Transformation of the former SA Water Thebarton Depot into a sustainable community parkland.
The transformation of the historic SA Water Thebarton site from a works and maintenance depot into a picturesque community parkland earned McMahon Services the 2012 CCF Earth Award for Category 2.
Earmarked for the development of an ‘Urban Forest’, McMahon Services was contracted to prepare the site from early demolition works to environmental remediation and rehabilitation.
Prior to the civil team commencing the remediation works, McMahon Services’ demolition team, under a separate contract, was responsible for the deconstruction of all nominated buildings, infrastructure and decommissioning services.
In total, the project team recycled 92.54% of demolition materials, meeting requirements set by the Green Star Rating System.
The extensive remediation of the site consisted of 74,000m3 of excavation and backfill of which 42,000m3was contaminated material and 32,000m3 clean material. To achieve the final design levels of the site, 11,000m3 of fill was imported from the Cheltenham Race Course project. As part of the landscape works within the remediation scope, 11,000m2 of topsoil was placed in the tree route zones of existing trees that remained on site.
The project strategy was to reuse all excavated fill and clean materials within the project. The excavated fill material was to be placed and contained within the repositories, creating site mounding and the clean material sourced from the repositories and other excavations was used to achieve site wide design levels and to cap the repositories.
Civil scope of works:
- Removal and relocation of two significant palm trees
- Consolidation of existing stockpiles remaining on site after completion of the demolition contract
- Separation and screening of soils for re-use
- Excavation of two repositories, 22,000m3 and 8,000m3 respectively
- Coordination of staged excavations of contaminated material and backfill of repositories across four zones, varying in contamination levels
- Existing materials on-site including gravel, rubble, concrete and brick were crushed and mixed with soil and placed in the repository
- Installation of RC Pipe, box culvert and 230m of swale complete gabion weirs leading to two eco-seal lined retention basins
- Latent service trenches discovered during the works, requiring detailed excavation of contaminated material
- Construction of rubble walking trails within the proposed parklands
- Landscaping works including top soil to repository mounds and tree drip zones, and gabion seating structures
McMahon Services was faced with the coordination of 17 excavations with differing types and levels of contaminants to prevent cross contamination.

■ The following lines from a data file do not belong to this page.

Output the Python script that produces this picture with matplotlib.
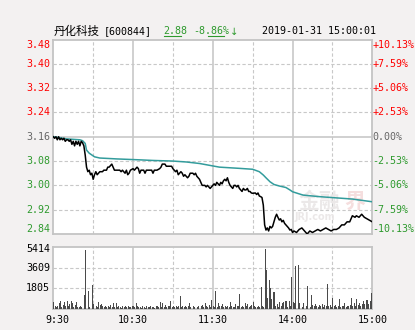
import matplotlib
matplotlib.use("Agg")
import matplotlib.pyplot as plt
from matplotlib.lines import Line2D

# ---- data -------------------------------------------------------------
prev_close = 3.16
last_price = 2.88
change_pct = "-8.86%"
stock_name = "丹化科技"
stock_code = "[600844]"
timestamp = "2019-01-31 15:00:01"

price_ticks = [3.48, 3.40, 3.32, 3.24, 3.16, 3.08, 3.00, 2.92, 2.84]
pct_labels = ["+10.13%", "+7.59%", "+5.06%", "+2.53%", "0.00%",
              "-2.53%", "-5.06%", "-7.59%", "-10.13%"]
vol_ticks = [5414, 3609, 1805]
time_ticks = [0, 60, 120, 180, 240]
time_labels = ["9:30", "10:30", "11:30", "14:00", "15:00"]

# minute index (0..240) and price of the intraday line
price_min = [0, 1, 2, 3, 4, 5, 6, 7, 8, 9, 10, 11, 12, 13, 14, 15, 16, 17, 18, 19,
             20, 21, 22, 23, 24, 25, 26, 27, 28, 29, 30, 31, 32, 33, 34, 35, 37, 38,
             40, 41, 42, 43, 44, 45, 46, 48, 50, 51, 52, 53, 54, 55, 56, 57, 58, 60,
             61, 62, 63, 64, 65, 66, 68, 69, 70, 72, 74, 75, 76, 78, 80, 81, 82, 84,
             85, 89, 90, 91, 92, 93, 94, 95, 96, 97, 98, 99, 100, 101, 102, 103, 105,
             106, 107, 108, 110, 111, 112, 114, 115, 116, 117, 118, 119, 120,
             121, 122, 123, 124, 125, 126, 127, 128, 129, 130, 131, 132, 133, 134,
             135, 136, 137, 138, 139, 140, 141, 142, 143, 144, 145, 146, 147, 148,
             149, 150, 152, 153, 154, 155, 156, 157, 158, 159, 160, 161, 162, 163,
             164, 165, 166, 167, 168, 169, 170, 171, 172, 173, 174, 175, 176, 177,
             178, 179, 180, 181, 183, 185, 187, 189, 191, 193, 195, 197, 199, 201,
             203, 205, 207, 209, 211, 213, 215, 217, 219, 221, 223, 225, 227, 228,
             230, 232, 234, 236, 238, 240]
price_val = [3.16, 3.155, 3.16, 3.15, 3.16, 3.15, 3.155, 3.15, 3.155, 3.145, 3.15,
             3.15, 3.145, 3.15, 3.135, 3.145, 3.13, 3.145, 3.135, 3.145, 3.13, 3.145,
             3.14, 3.13, 3.10, 3.06, 3.045, 3.05, 3.035, 3.04, 3.02, 3.035, 3.045,
             3.035, 3.04, 3.045, 3.045, 3.05, 3.05, 3.06, 3.06, 3.065, 3.07, 3.06,
             3.05, 3.05, 3.05, 3.045, 3.05, 3.045, 3.04, 3.05, 3.035, 3.04, 3.05,
             3.055, 3.05, 3.055, 3.06, 3.055, 3.04, 3.05, 3.05, 3.04, 3.05, 3.05,
             3.05, 3.04, 3.05, 3.05, 3.055, 3.06, 3.07, 3.07, 3.063, 3.063, 3.055,
             3.05, 3.045, 3.05, 3.035, 3.04, 3.045, 3.04, 3.03, 3.035, 3.03, 3.025,
             3.03, 3.04, 3.04, 3.035, 3.04, 3.03, 3.02, 3.01, 3.0, 3.0, 2.995, 3.0,
             2.995, 2.99, 2.995, 3.0,
             3.005, 3.0, 3.01, 3.005, 3.0, 3.01, 3.005, 3.015, 3.02, 3.015, 3.025,
             3.01, 3.0, 2.995, 2.99, 3.0, 3.0, 2.995, 3.0, 2.99, 2.985, 2.98, 2.99,
             2.985, 2.985, 2.99, 2.98, 2.98, 2.975, 2.974, 2.975, 2.97, 2.975, 2.965,
             2.963, 2.96, 2.935, 2.87, 2.853, 2.86, 2.85, 2.865, 2.86, 2.865, 2.88,
             2.895, 2.905, 2.895, 2.886, 2.89, 2.88, 2.885, 2.875, 2.87, 2.865, 2.86,
             2.853, 2.855, 2.845, 2.85, 2.845, 2.855, 2.86, 2.85, 2.84, 2.85, 2.845,
             2.85, 2.855, 2.85, 2.855, 2.86, 2.855, 2.85, 2.855, 2.855, 2.86, 2.87,
             2.87, 2.88, 2.88, 2.90, 2.895, 2.90, 2.895, 2.905, 2.895, 2.89, 2.885,
             2.88]

# average-price line
avg_min = [0, 10, 20, 22, 24, 25, 27, 29, 31, 35, 48, 65, 75, 90, 100, 110, 120,
           125, 140, 150, 155, 158, 160, 163, 166, 170, 175, 178, 180, 185, 188,
           200, 225, 240]
avg_val = [3.16, 3.153, 3.15, 3.147, 3.138, 3.116, 3.106, 3.1, 3.094, 3.09, 3.087,
           3.084, 3.082, 3.08, 3.077, 3.072, 3.064, 3.06, 3.056, 3.053, 3.045,
           3.034, 3.025, 3.012, 3.003, 2.998, 2.993, 2.985, 2.979, 2.972, 2.968,
           2.963, 2.955, 2.946]

# per-minute volume (lots), 9:30 .. 15:00
volume = [
    650, 300, 200, 250, 500, 700, 200, 350, 650, 250, 700, 300, 400, 700, 550, 200, 350, 650, 200, 150,
    250, 150, 300, 1220, 5140, 300, 1570, 200, 350, 2090, 450, 300, 250, 200, 650, 350, 450, 300, 200, 300,
    150, 300, 200, 350, 150, 550, 200, 550, 150, 300, 200, 100, 250, 150, 300, 200, 250, 150, 200, 250,
    300, 150, 550, 250, 150, 200, 100, 250, 150, 100, 250, 150, 200, 300, 150, 200, 100, 250, 300, 150,
    650, 150, 500, 200, 350, 150, 250, 300, 700, 200, 300, 150, 250, 200, 300, 1130, 150, 250, 200, 300,
    150, 250, 550, 200, 150, 300, 200, 250, 150, 300, 1660, 250, 350, 200, 550, 300, 200, 350, 150, 780,
    250, 200, 1600, 200, 550, 300, 250, 400, 150, 300, 200, 250, 150, 650, 250, 200, 150, 400, 250, 300,
    1310, 200, 250, 150, 550, 300, 400, 200, 250, 350, 580, 300, 200, 150, 250, 200, 1890, 300, 200, 5230,
    3400, 930, 2530, 1800, 850, 1510, 1510, 300, 450, 200, 600, 250, 500, 650, 700, 700, 200, 700, 250, 2820,
    650, 500, 3750, 300, 3840, 500, 300, 200, 500, 250, 300, 2030, 500, 200, 1220, 350, 300, 400, 250, 200,
    350, 300, 450, 200, 350, 300, 2210, 250, 350, 200, 930, 300, 350, 200, 300, 870, 200, 300, 250, 500,
    200, 300, 250, 350, 960, 300, 500, 250, 840, 350, 500, 300, 400, 700, 450, 750, 780, 400, 700, 1420,
    300,
]

# ---- style ------------------------------------------------------------
BG = "#f3f1f1"
FRAME = "#c4c4c4"
GRID = "#c8c8c8"
RED = "#ff0000"
GREEN = "#2e9a2e"
GREY = "#666666"
TEAL = "#339c9c"
MONO = "DejaVu Sans Mono"
FS = 7.2

W, H = 415, 330
fig = plt.figure(figsize=(W / 100, H / 100), dpi=100, facecolor=BG)


def fx(px):
    return px / W


def fy(py):
    return 1 - py / H


ax = fig.add_axes([fx(53.3), fy(234), fx(372.3) - fx(53.3), fy(39.5) - fy(234)])
axv = fig.add_axes([fx(53.3), fy(309), fx(372.3) - fx(53.3), fy(246.9) - fy(309)])

dash = (0, (3, 2))
for a in (ax, axv):
    a.set_facecolor("white")
    a.set_xlim(0, 240)
    for s in a.spines.values():
        s.set_color(FRAME)
        s.set_linewidth(1.3)
    a.set_xticks([])
    a.set_yticks([])
    for m in (30, 90, 150, 210):
        a.axvline(m, color=GRID, lw=0.8, ls=dash, zorder=0)
    for m in (60, 120, 180):
        a.axvline(m, color=GRID, lw=1.2, zorder=0)

# price panel
ax.set_ylim(price_ticks[-1], price_ticks[0])
for p in price_ticks[1:-1]:
    if p == prev_close:
        ax.axhline(p, color=GRID, lw=1.2, zorder=0)
    else:
        ax.axhline(p, color=GRID, lw=0.8, ls=dash, zorder=0)

# faint site watermark, kept beneath the lines
ax.text(fx(319), fy(201.5), "金融", transform=fig.transFigure, fontsize=15,
        fontweight="bold", family=["Noto Sans CJK SC"], color="#ebe8e8",
        ha="center", va="center", zorder=1)
ax.text(fx(355), fy(201.5), "界", transform=fig.transFigure, fontsize=15,
        fontweight="bold", family=["Noto Sans CJK SC"], color="#f5dede",
        ha="center", va="center", zorder=1)
ax.text(fx(315), fy(217), "JRJ.com", transform=fig.transFigure, fontsize=7,
        fontweight="bold", family=["DejaVu Sans"], color="#ebe8e8",
        ha="center", va="center", zorder=1)

ax.plot(avg_min, avg_val, color=TEAL, lw=1.1, zorder=3)
ax.plot(price_min, price_val, color="black", lw=1.1, zorder=4)

# volume panel
axv.set_ylim(0, vol_ticks[0])
for v in vol_ticks[1:]:
    axv.axhline(v, color=GRID, lw=0.8, ls=dash, zorder=0)
axv.bar(range(len(volume)), volume, width=0.72, align="edge", color="#4a4a4a",
        linewidth=0, zorder=3)

# ---- labels -----------------------------------------------------------
for p, lab in zip(price_ticks, pct_labels):
    py = 234 - (p - price_ticks[-1]) / (price_ticks[0] - price_ticks[-1]) * (234 - 39.5)
    py = min(max(py, 45), 229)
    if p > prev_close:
        col = RED
    elif p < prev_close:
        col = GREEN
    else:
        col = GREY
    fig.text(fx(50), fy(py), f"{p:.2f}", color=col, family=MONO, fontsize=FS,
             ha="right", va="center")
    fig.text(fx(372.5), fy(py), lab, color=col, family=MONO, fontsize=FS,
             ha="left", va="center")

for v in vol_ticks:
    py = 309 - v / vol_ticks[0] * (309 - 246.9)
    py = max(py, 249.3)
    fig.text(fx(50), fy(py), str(v), color="black", family=MONO, fontsize=FS,
             ha="right", va="center")

for m, lab in zip(time_ticks, time_labels):
    px = 53.3 + m / 240 * 319
    px = max(px, 57.5)
    fig.text(fx(px), fy(320), lab, color="black", family=MONO, fontsize=FS,
             ha="center", va="center")

# header line
fig.text(fx(54), fy(31), stock_name, family=["Noto Sans CJK SC"], fontsize=8.3,
         ha="left", va="center", color="black")
fig.text(fx(104), fy(31), stock_code, family=MONO, fontsize=FS, ha="left",
         va="center", color="black")
fig.text(fx(163.5), fy(31), f"{last_price:.2f}", family=MONO, fontsize=FS,
         ha="left", va="center", color=GREEN)
fig.text(fx(193), fy(31), change_pct, family=MONO, fontsize=FS, ha="left",
         va="center", color=GREEN)
fig.text(fx(230), fy(31.5), "↓", family=["DejaVu Sans"], fontsize=FS, ha="left",
         va="center", color=GREEN)
fig.text(fx(262), fy(31), timestamp, family=MONO, fontsize=FS, ha="left",
         va="center", color="black")
fig.add_artist(Line2D([fx(164), fx(181)], [fy(35.5), fy(35.5)], color=GREEN, lw=0.8))
fig.add_artist(Line2D([fx(208), fx(224)], [fy(35.5), fy(35.5)], color=GREEN, lw=0.8))

fig.savefig("out.png", dpi=100, facecolor=BG)
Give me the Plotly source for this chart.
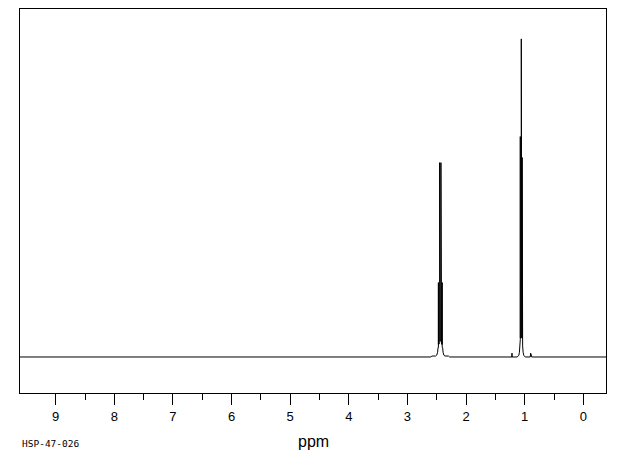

Due to the large size of the site and the numerous amount of small identified areas of differing fills, McMahon Services proposed that the construction method be amended to four large identified areas in order to utilise a land plane rather than the traditional method of excavator and trucks.
The varying soils, elevations and grades on site made it difficult for our site engineers and machine operators to convert the design drawings into a physical reality. Therefore our in-house surveying team saw this challenge as an opportunity to implement 3D grade control technology, which maximised machine productivity with 3D grade control, design information and live cut/fill indication displayed in real time in the cab allowing excavation and grading to be done without the use of timber stakes in a safer environment.
The land plane was equipped with Grade Control Software, which was utilised in the office for the manipulation of design surfaces.
With the site in close proximity to a local school, busy intersection, local businesses, rail line and residential properties, and with more than 1,200 truck movements to site with access via a major arterial road, McMahon Services ensured that every measure was taken to minimise drag-outs of debris and dust pollution as well as disruptions to traffic flows.